■ **Exercise directions**:
Repeat every line below exactly as it reads.

■ **Recorded data**:
--------------------------------------------------

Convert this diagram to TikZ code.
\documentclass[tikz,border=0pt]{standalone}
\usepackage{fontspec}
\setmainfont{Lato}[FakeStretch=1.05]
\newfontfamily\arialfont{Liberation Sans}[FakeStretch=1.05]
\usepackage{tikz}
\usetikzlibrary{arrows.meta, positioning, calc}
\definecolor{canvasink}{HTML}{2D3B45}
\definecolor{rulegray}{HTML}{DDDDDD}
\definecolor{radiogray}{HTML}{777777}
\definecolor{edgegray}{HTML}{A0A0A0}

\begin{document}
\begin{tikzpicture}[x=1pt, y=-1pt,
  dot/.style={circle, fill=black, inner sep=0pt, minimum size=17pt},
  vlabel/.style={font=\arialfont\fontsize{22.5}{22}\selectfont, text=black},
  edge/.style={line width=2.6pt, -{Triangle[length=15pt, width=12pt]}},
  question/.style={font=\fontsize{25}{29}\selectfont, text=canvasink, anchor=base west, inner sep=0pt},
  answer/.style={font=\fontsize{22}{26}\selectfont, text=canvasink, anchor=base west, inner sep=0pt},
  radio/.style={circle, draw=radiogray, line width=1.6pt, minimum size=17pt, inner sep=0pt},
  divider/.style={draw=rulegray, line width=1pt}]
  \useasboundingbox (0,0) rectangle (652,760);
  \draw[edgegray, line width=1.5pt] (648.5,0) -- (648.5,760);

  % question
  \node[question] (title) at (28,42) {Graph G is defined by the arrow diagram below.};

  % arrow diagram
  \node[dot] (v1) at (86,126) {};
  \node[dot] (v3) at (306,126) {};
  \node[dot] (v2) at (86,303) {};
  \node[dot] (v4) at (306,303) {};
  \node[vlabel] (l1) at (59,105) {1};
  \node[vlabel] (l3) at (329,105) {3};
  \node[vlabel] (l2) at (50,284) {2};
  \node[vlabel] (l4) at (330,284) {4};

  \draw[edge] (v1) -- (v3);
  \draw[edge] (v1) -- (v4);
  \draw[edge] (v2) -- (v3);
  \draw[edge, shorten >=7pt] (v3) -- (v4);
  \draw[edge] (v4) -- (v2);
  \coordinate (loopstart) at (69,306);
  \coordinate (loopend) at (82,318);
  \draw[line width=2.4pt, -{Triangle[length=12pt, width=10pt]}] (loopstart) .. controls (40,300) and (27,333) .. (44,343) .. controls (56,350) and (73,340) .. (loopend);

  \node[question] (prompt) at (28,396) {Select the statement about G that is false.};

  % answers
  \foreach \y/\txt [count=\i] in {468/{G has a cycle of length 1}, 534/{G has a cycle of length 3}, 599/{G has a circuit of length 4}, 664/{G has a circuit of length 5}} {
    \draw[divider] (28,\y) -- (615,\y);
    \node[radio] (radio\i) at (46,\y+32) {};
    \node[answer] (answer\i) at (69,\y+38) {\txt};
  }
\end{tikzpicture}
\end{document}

--------------------------------------------------

■ **Problem solution**:
Convert this diagram to TikZ code.
\documentclass[tikz,border=0pt]{standalone}
\usepackage{fontspec}
\setmainfont{Lato}[FakeStretch=1.05]
\newfontfamily\arialfont{Liberation Sans}[FakeStretch=1.05]
\usepackage{tikz}
\usetikzlibrary{arrows.meta, positioning, calc}
\definecolor{canvasink}{HTML}{2D3B45}
\definecolor{rulegray}{HTML}{DDDDDD}
\definecolor{radiogray}{HTML}{777777}
\definecolor{edgegray}{HTML}{A0A0A0}

\begin{document}
\begin{tikzpicture}[x=1pt, y=-1pt,
  dot/.style={circle, fill=black, inner sep=0pt, minimum size=17pt},
  vlabel/.style={font=\arialfont\fontsize{22.5}{22}\selectfont, text=black},
  edge/.style={line width=2.6pt, -{Triangle[length=15pt, width=12pt]}},
  question/.style={font=\fontsize{25}{29}\selectfont, text=canvasink, anchor=base west, inner sep=0pt},
  answer/.style={font=\fontsize{22}{26}\selectfont, text=canvasink, anchor=base west, inner sep=0pt},
  radio/.style={circle, draw=radiogray, line width=1.6pt, minimum size=17pt, inner sep=0pt},
  divider/.style={draw=rulegray, line width=1pt}]
  \useasboundingbox (0,0) rectangle (652,760);
  \draw[edgegray, line width=1.5pt] (648.5,0) -- (648.5,760);

  % question
  \node[question] (title) at (28,42) {Graph G is defined by the arrow diagram below.};

  % arrow diagram
  \node[dot] (v1) at (86,126) {};
  \node[dot] (v3) at (306,126) {};
  \node[dot] (v2) at (86,303) {};
  \node[dot] (v4) at (306,303) {};
  \node[vlabel] (l1) at (59,105) {1};
  \node[vlabel] (l3) at (329,105) {3};
  \node[vlabel] (l2) at (50,284) {2};
  \node[vlabel] (l4) at (330,284) {4};

  \draw[edge] (v1) -- (v3);
  \draw[edge] (v1) -- (v4);
  \draw[edge] (v2) -- (v3);
  \draw[edge, shorten >=7pt] (v3) -- (v4);
  \draw[edge] (v4) -- (v2);
  \coordinate (loopstart) at (69,306);
  \coordinate (loopend) at (82,318);
  \draw[line width=2.4pt, -{Triangle[length=12pt, width=10pt]}] (loopstart) .. controls (40,300) and (27,333) .. (44,343) .. controls (56,350) and (73,340) .. (loopend);

  \node[question] (prompt) at (28,396) {Select the statement about G that is false.};

  % answers
  \foreach \y/\txt [count=\i] in {468/{G has a cycle of length 1}, 534/{G has a cycle of length 3}, 599/{G has a circuit of length 4}, 664/{G has a circuit of length 5}} {
    \draw[divider] (28,\y) -- (615,\y);
    \node[radio] (radio\i) at (46,\y+32) {};
    \node[answer] (answer\i) at (69,\y+38) {\txt};
  }
\end{tikzpicture}
\end{document}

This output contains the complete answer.